De plus l’emploi de la réalité augmentée se développe dans les forces. En particulier les tourelles des nouveaux véhicules de l’armée française (VBCI, Griffon et Jaguar) intègrent des éléments permettant de projeter, virtuellement, les équipages dans un environnement de formation interarmes et interarmées. Cela passe par la diffusion d’images adéquates dans les épiscopes et l’intégration d’éléments de simulation dans les systèmes embarqués.
Des innovations pour les collectivités et les services d’urgence
Les collectivités étaient également mises à l’honneur lors de ce salon. Pour la première fois, des conférences étaient données sur la thématique des smart cities. Ces conférences ont été l’occasion d’étudier la façon dont les smart cities permettaient d’améliorer la qualité de vie, de diminuer les risques et quels étaient les outils à mettre en œuvre pour atteindre ces objectifs.
En particulier, la cité intelligente de demain reposera à la fois sur l’internet des objets et sur le Big Data. Pour construire des offres de services pertinentes, il sera nécessaire de développer des algorithmes performants. Une attention importante devra également être portée sur la sécurité des personnes et des infrastructures. Ainsi, Thalès a présenté des technologies qui auraient permis de diviser la criminalité par 2 et le temps d’intervention des forces de l’ordre par 6 à Mexico.
Par ailleurs, pour beaucoup de services d’urgence, l’interopérabilité avec d’autres entités repose sur l’utilisation d’un système d’informations géographique unique. La société Diginext a présenté son système Crimson. Ce produit devient de plus en plus collaboratif et agrège des informations provenant de sources grand public telles que les réseaux sociaux et les chaines de télévision. Cela montre l’importance prise par le collaboratif dans la gestion des crises, que ce soit avec les acteurs des forces de secours mais également avec le grand public.
Enfin les collectivités utilisent aussi d’autres types d’innovations technologiques telles que les drones. Le projet DIDRO présenté au cours de ce salon vise à permettre l’inspection de digues anti crues par des drones. Le dispositif qui a été testé permet de gagner en efficacité et de réduire les coûts, notamment dans des contextes dégradés où les véhicules usuels ne peuvent pas intervenir.

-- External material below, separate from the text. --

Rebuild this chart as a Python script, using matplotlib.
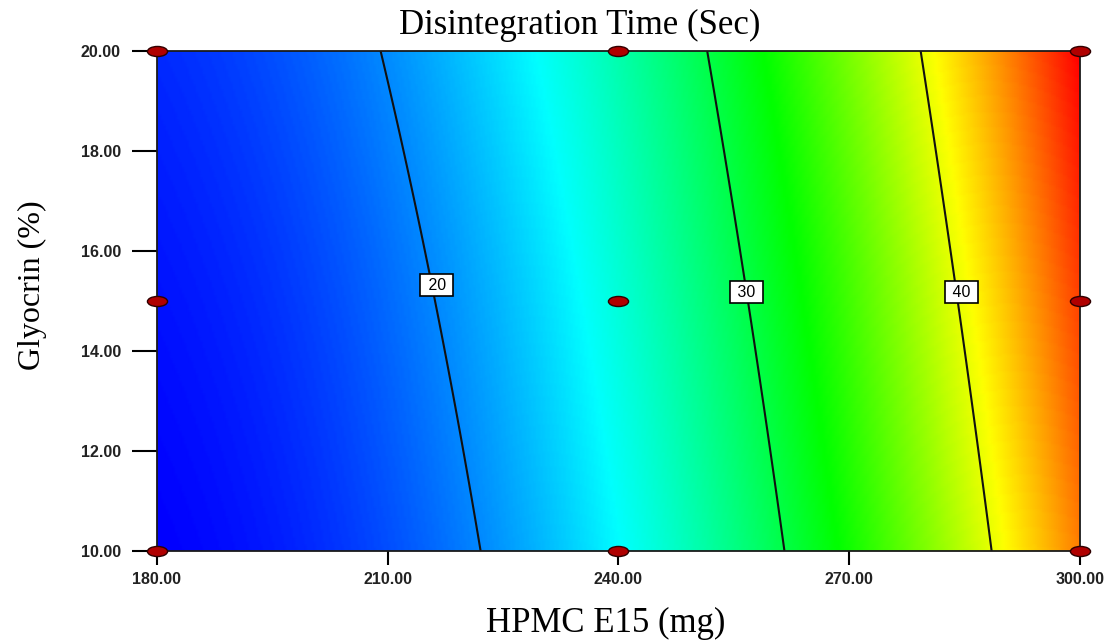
import numpy as np
import matplotlib
matplotlib.use("Agg")
import matplotlib.pyplot as plt
from matplotlib.colors import LinearSegmentedColormap
from matplotlib.path import Path
from matplotlib.transforms import Affine2D

# ---------------------- DATA ----------------------
# factor ranges (actual units)
hpmc_range = [180.0, 300.0]      # HPMC E15 (mg)
glycerin_range = [10.0, 20.0]    # Glycerin (%)

# fitted response model in coded units, read off the contour positions
# DT = b0 + bA*A + bB*B + bAB*A*B + bA2*A^2 + bB2*B^2
coef_names = ["b0", "bA", "bB", "bAB", "bA2", "bB2"]
coef_values = [25.15, 15.5, 1.4, 0.7, 6.4, 0.1]

contour_levels = [20, 30, 40]
label_pos_x = [216.4, 256.6, 284.6]
label_pos_y = [15.32, 15.18, 15.18]

# design points (face centred, 3 levels per factor)
design_x = [180, 180, 180, 240, 240, 240, 300, 300, 300]
design_y = [10, 15, 20, 10, 15, 20, 10, 15, 20]

xticks = [180, 210, 240, 270, 300]
yticks = [10, 12, 14, 16, 18, 20]
# ----------------------------------------------------

coef = dict(zip(coef_names, coef_values))

xs = np.linspace(hpmc_range[0], hpmc_range[1], 400)
ys = np.linspace(glycerin_range[0], glycerin_range[1], 200)
X, Y = np.meshgrid(xs, ys)
A = (X - 240.0) / 60.0
B = (Y - 15.0) / 5.0
Z = (coef["b0"] + coef["bA"] * A + coef["bB"] * B + coef["bAB"] * A * B
     + coef["bA2"] * A ** 2 + coef["bB2"] * B ** 2)

cmap = LinearSegmentedColormap.from_list(
    "dx", ["#0000ff", "#00ffff", "#00ff00", "#ffff00", "#ff0000"])

fig = plt.figure(figsize=(11.11, 6.4), dpi=100)
ax = fig.add_axes([0.1413, 0.139, 0.9721 - 0.1413, 0.9203 - 0.139])

ax.pcolormesh(X, Y, Z, cmap=cmap, shading="gouraud",
              vmin=Z.min(), vmax=Z.max())
ax.contour(X, Y, Z, levels=contour_levels, colors="#111111", linewidths=1.5)

# contour labels in white boxes, sitting on the lines
for lvl, lx, ly in zip(contour_levels, label_pos_x, label_pos_y):
    ax.text(lx, ly, f" {lvl} ", family="Liberation Sans", fontsize=11.5,
            ha="center", va="center", zorder=4,
            bbox=dict(boxstyle="square,pad=0.2", fc="white", ec="black", lw=1.2))

# elliptical design point marker
ell = Path.unit_circle().transformed(Affine2D().scale(1.0, 0.5))
ax.plot(design_x, design_y, linestyle="none", marker=ell, markersize=14.5,
        markerfacecolor="#b00000", markeredgecolor="#300000", markeredgewidth=1.0,
        clip_on=False, zorder=5)

ax.set_xlim(hpmc_range)
ax.set_ylim(glycerin_range)
ax.set_xticks(xticks)
ax.set_yticks(yticks)
ax.set_xticklabels([f"{v:.2f}" for v in xticks])
ax.set_yticklabels([f"{v:.2f}" for v in yticks])

for lab in ax.get_xticklabels() + ax.get_yticklabels():
    lab.set_family("Liberation Sans")
    lab.set_weight("bold")
    lab.set_size(11.5)
    lab.set_color("#222222")

ax.tick_params(axis="x", direction="out", length=10, width=1.5, pad=5)
ax.tick_params(axis="y", direction="out", length=18, width=1.5, pad=8)
for sp in ax.spines.values():
    sp.set_linewidth(1.3)
    sp.set_color("#1a1a1a")

serif = "Liberation Serif"
fig.text(0.522, 1 - 34 / 640, "Disintegration Time (Sec)", family=serif,
         fontsize=25, ha="center", va="baseline")
fig.text(0.5455, 1 - 632 / 640, "HPMC E15 (mg)", family=serif, fontsize=25,
         ha="center", va="baseline")
fig.text(0.0288, 0.555, "Glyocrin (%)", family=serif, fontsize=23,
         ha="center", va="center", rotation=90)

fig.savefig("out.png", dpi=100)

Ce salon a donc été l’occasion de faire 3 constats principaux :
- Le Ministère de la Défense porte une démarche d’innovation ambitieuse relative à la formation, à l’emploi de réalité augmentée et la mise en réseau de plusieurs simulateurs pour créer des scénarios de formation complexes
- Les projets et nouveaux produits développés dans les secteurs de la défense et de la sécurité mettent les réseaux et la convergence des systèmes d’informations au centre de la démarche (le programme Scorpion par exemple)
- Il y a également des innovations pour les collectivités locales, via des innovations logicielles, les drones et le développement des smart cities.
Enfin, au-delà des pures thématiques digitales, on assiste à une consolidation du secteur qui dépasse les traditionnels protectionnismes, notamment actée par la fusion entre Nexter et Krauss-Maffei Wegmann.